Steve Bellows: Great! Thank you, sir! [ shakes Pitman's hand ]

[ as Bellows gets up to leave, he loosens his tie ]

Mr. Pitman: What are you doing?

Steve Bellows: Loosening my tie.

Mr. Pitman: For what reason?

Steve Bellows: Because I'm finally able to relax. I was so nervous before this interview, and now I'm feeling a little relief.

Mr. Pitman: So you loosened your tie? Right here in my office?

Steve Bellows: Well.. I got the job, didn't I?

Mr. Pitman: I'm not sure. I'm starting to have second thoughts, Mr. Bellows. I'm not sure you're the right man for the job.

Steve Bellows: [ surprised ] What?

Mr. Pitman: You're weak.

Steve Bellows: I'm weak?

Mr. Pitman: What kind of salesman are you going to be, who loosens his tie at the end of a meeting. That's a sign of weakness.

Steve Bellows: It was a sign of relief, accomplishment!

Mr. Pitman: You'll probably be one of those employees that keeps his eye on the clock all day and leaves exactly at five o'clock.

Steve Bellows: Doesn't the building close at five o'clock?

Mr. Pitman: So that means your work has to suffer for it? Why are you afraid to put in a little overtime?

Steve Bellows: Correct me if I'm wrong, but this is a salary position, not hourly wage, right?

Mr. Pitman: So you're only willing to put in extra time at work if it's at the company's expense?

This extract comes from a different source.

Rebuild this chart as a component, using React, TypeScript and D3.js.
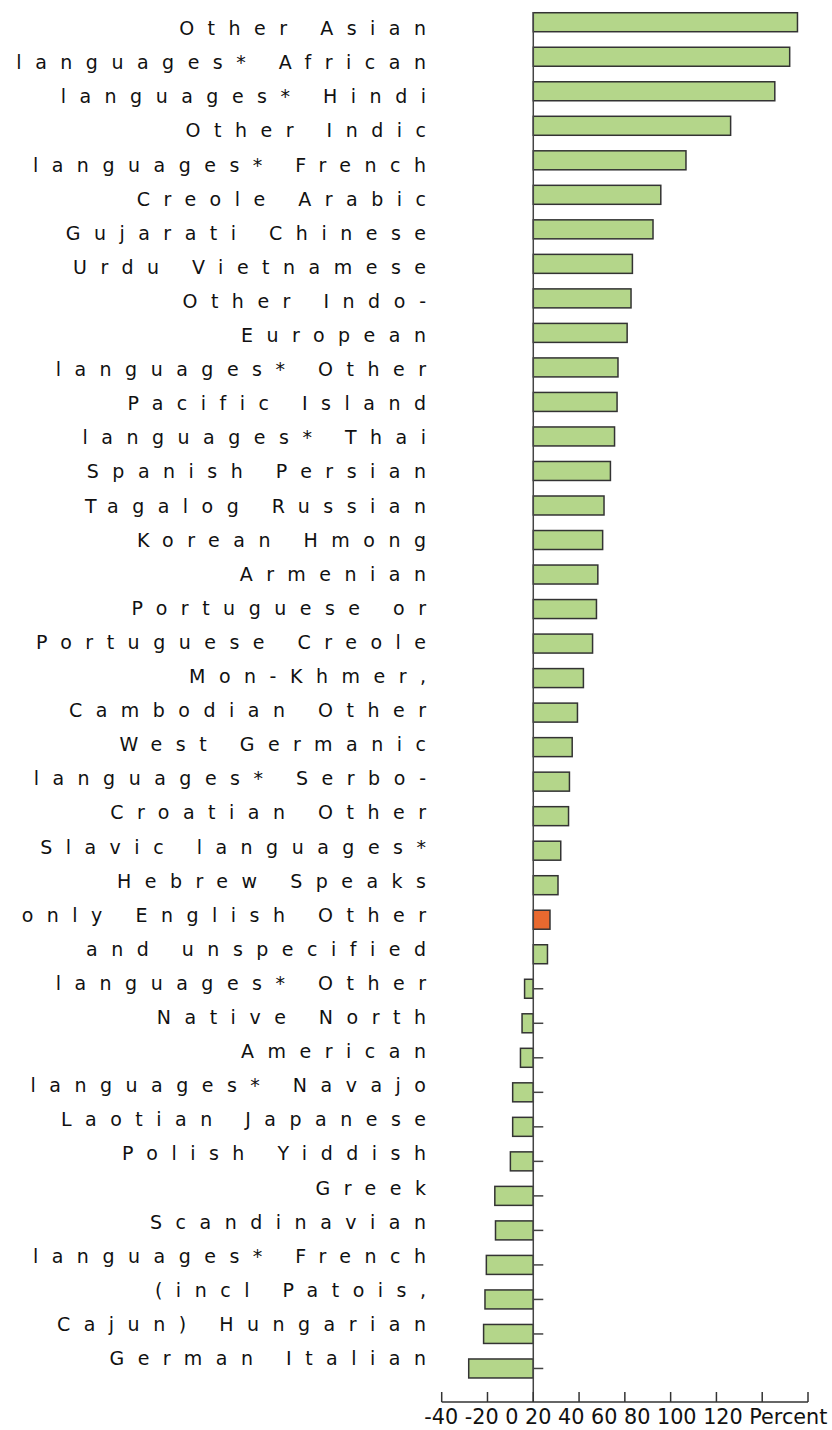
import React from "react";
import * as d3 from "d3";

const categories: string[] = [
  "Other Asian languages*",
  "African languages*",
  "Hindi",
  "Other Indic languages*",
  "French Creole",
  "Arabic",
  "Gujarati",
  "Chinese",
  "Urdu",
  "Vietnamese",
  "Other Indo-European languages*",
  "Other Pacific Island languages*",
  "Thai",
  "Spanish",
  "Persian",
  "Tagalog",
  "Russian",
  "Korean",
  "Hmong",
  "Armenian",
  "Portuguese or Portuguese Creole",
  "Mon-Khmer, Cambodian",
  "Other West Germanic languages*",
  "Serbo-Croatian",
  "Other Slavic languages*",
  "Hebrew",
  "Speaks only English",
  "Other and unspecified languages*",
  "Other Native North American languages*",
  "Navajo",
  "Laotian",
  "Japanese",
  "Polish",
  "Yiddish",
  "Greek",
  "Scandinavian languages*",
  "French (incl Patois, Cajun)",
  "Hungarian",
  "German",
  "Italian",
];

const values: number[] = [
  115.4, 112.0, 105.5, 86.2, 66.7, 55.7, 52.3, 43.3, 42.7, 41.0,
  37.0, 36.6, 35.5, 33.7, 30.9, 30.3, 28.2, 27.6, 25.9, 21.9,
  19.3, 17.0, 15.8, 15.4, 12.0, 10.8, 7.3, 6.2, -3.8, -4.9,
  -5.6, -9.0, -9.0, -10.0, -16.8, -16.5, -20.5, -21.1, -21.7, -28.2,
];

const highlighted: string[] = ["Speaks only English"];

// Category labels as they appear, wrapped line by line
const labelLines: string[] = [
  "Other Asian",
  "languages* African",
  "languages* Hindi",
  "Other Indic",
  "languages* French",
  "Creole Arabic",
  "Gujarati Chinese",
  "Urdu Vietnamese",
  "Other Indo-",
  "European",
  "languages* Other",
  "Pacific Island",
  "languages* Thai",
  "Spanish Persian",
  "Tagalog Russian",
  "Korean Hmong",
  "Armenian",
  "Portuguese or",
  "Portuguese Creole",
  "Mon-Khmer,",
  "Cambodian Other",
  "West Germanic",
  "languages* Serbo-",
  "Croatian Other",
  "Slavic languages*",
  "Hebrew Speaks",
  "only English Other",
  "and unspecified",
  "languages* Other",
  "Native North",
  "American",
  "languages* Navajo",
  "Laotian Japanese",
  "Polish Yiddish",
  "Greek",
  "Scandinavian",
  "languages* French",
  "(incl Patois,",
  "Cajun) Hungarian",
  "German Italian",
];

const xTicks: number[] = [-40, -20, 0, 20, 40, 60, 80, 100, 120];
const axisTitle = "Percent";

const W = 832;
const H = 1430;
const GREEN = "#b4d68a";
const ORANGE = "#e8692f";
const STROKE = "#333333";

export default function App() {
  const x = d3.scaleLinear().domain([-40, 120]).range([441.7, 808]);
  const y = d3
    .scaleBand<string>()
    .domain(categories)
    .range([-2.8, 1393.5])
    .paddingInner(0.45)
    .paddingOuter(0.45);
  const bw = y.bandwidth();
  const x0 = x(0);
  const axisY = 1402;
  const LS = 13.5;
  // wrapped label block: line baselines
  const lineY = d3
    .scaleLinear()
    .domain([0, labelLines.length - 1])
    .range([35.1, 1365]);

  const tickText = xTicks.map((t) => String(t)).join(" ") + " " + axisTitle;

  return (
    <svg
      width={W}
      height={H}
      style={{ position: "absolute", left: 0, top: 0, background: "#fff" }}
    >
      {/* category labels */}
      <g
        fontFamily="'DejaVu Sans', sans-serif"
        fontSize={19}
        fill="#111"
        textAnchor="end"
        style={{ letterSpacing: `${LS}px` }}
      >
        {labelLines.map((l, i) => (
          <text key={i} x={426 + LS} y={lineY(i)}>
            {l}
          </text>
        ))}
      </g>

      {/* y ticks */}
      <g stroke="#444" strokeWidth={1.5}>
        {categories.map((c) => (
          <line
            key={c}
            x1={x0}
            x2={x0 + 10}
            y1={(y(c) as number) + bw / 2}
            y2={(y(c) as number) + bw / 2}
          />
        ))}
      </g>

      {/* bars */}
      <g>
        {categories.map((c, i) => {
          const v = values[i];
          const xa = Math.min(x(v), x0);
          const xb = Math.max(x(v), x0);
          return (
            <rect
              key={c}
              x={xa}
              y={y(c)}
              width={xb - xa}
              height={bw}
              fill={highlighted.includes(c) ? ORANGE : GREEN}
              stroke={STROKE}
              strokeWidth={1.5}
            />
          );
        })}
      </g>

      {/* zero line */}
      <line x1={x0} x2={x0} y1={12} y2={axisY} stroke="#444" strokeWidth={1.5} />

      {/* x axis */}
      <line
        x1={x(-40)}
        x2={x(120)}
        y1={axisY}
        y2={axisY}
        stroke="#333"
        strokeWidth={1.5}
      />
      {xTicks.map((t) => (
        <line
          key={t}
          x1={x(t)}
          x2={x(t)}
          y1={axisY - 10}
          y2={axisY}
          stroke="#333"
          strokeWidth={1.5}
        />
      ))}
      <text
        x={(x(-40) + x(120)) / 2 + 1}
        y={1424}
        textAnchor="middle"
        fontFamily="'DejaVu Sans', sans-serif"
        fontSize={20.5}
        fill="#111"
        textLength={403}
        lengthAdjust="spacingAndGlyphs"
      >
        {tickText}
      </text>
    </svg>
  );
}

Steve Bellows: I din't say that, I..

Mr. Pitman: You're a weak man, Mr. Bellows. Am I glad I found this out now, before the CEO had a chance to find out. He'd hand me my head on a platter if he found out I hired a weak-minded man like you.

Steve Bellows: I'm not weak, I'm just relaxed. Don't you ever kick off your shoes at the end of the day?

Mr. Pitman: Mr. Bellows, I keep my shoes on at all times, even in the shower and in bed. But we're not discussing me, we're discussing you.

Steve Bellows: [ struggles to pull his tie back into place ] Here, I'll fix my tie back to the way it was. Is that better?

Mr. Pitman: It's too late, Mr. Bellows. You've already exposed your weakness, you can't turn back the clock now.

Steve Bellows: But I'm not weak! I can lift 100 pounds over my head and break a board with my bare hands!

Mr. Pitman: Oh, your body may be strong like an ox, but your spirit is weak like a little girl!

Steve Bellows: [ frowning ] But you said my resume was flawless.

Mr. Pitman: It is. You're not. Now, get out!

Steve Bellows: [ starts to leave, slowly turns around ] Is this is a test? You know, to see how aggressive I am, whether or not I'm going to fight for the sale?

Mr. Pitman: This company has no room for weaklings, Mr. Bellows! Not now, not ever! Now, get out!

[ Bellows exits the office ]

Intercom: Mr. Bellows, your lunch has arrived.

Mr. Pitman: Good. Send the kid in with it.

Delivery Boy: [ enters office ] Here's your lunch, Mr. Bellows. Where should I set it up?

Mr. Pitman: Right there on the desk is good, kid. How much I owe you?

Delivery Boy: [ places boxes on the desk ] Uh, that comes to exactly $7.25.

Mr. Pitman: Fine. Allow me a moment to withdraw the money from my personal safe inside my wall. Just make yourself comfortable while I get it.

Delivery Boy: Sure thing. [ sits down in chair and props his feet on top of Mr. Pitman's desk ]

Mr. Pitman: [ withdraws the money from his safe, turns around to notice Delivery Boy's feet on his desk ] What the hell do you think you're doing?

Delivery Boy: [ confusing ] Excuse me?

Mr. Pitman: With your feet on my desk?

Delivery Boy: Didn't you say to make myself comfortable?

Mr. Pitman: I didn't say put to your crummy feet all over my desk, you slob! You're weak! Get out of here!

Delivery Boy: [ stands ] The $7.25..

Mr. Pitman: Forget your $7.25, I want you out of my office, you bum!

Delivery Boy: But, the money.. [ exits office quickly ]

Mr. Pitman: [ sits down behind his desk and digs into his food, pauses to reflect ] What do you want to bet this stuff's been cooked by people sitting on their asses?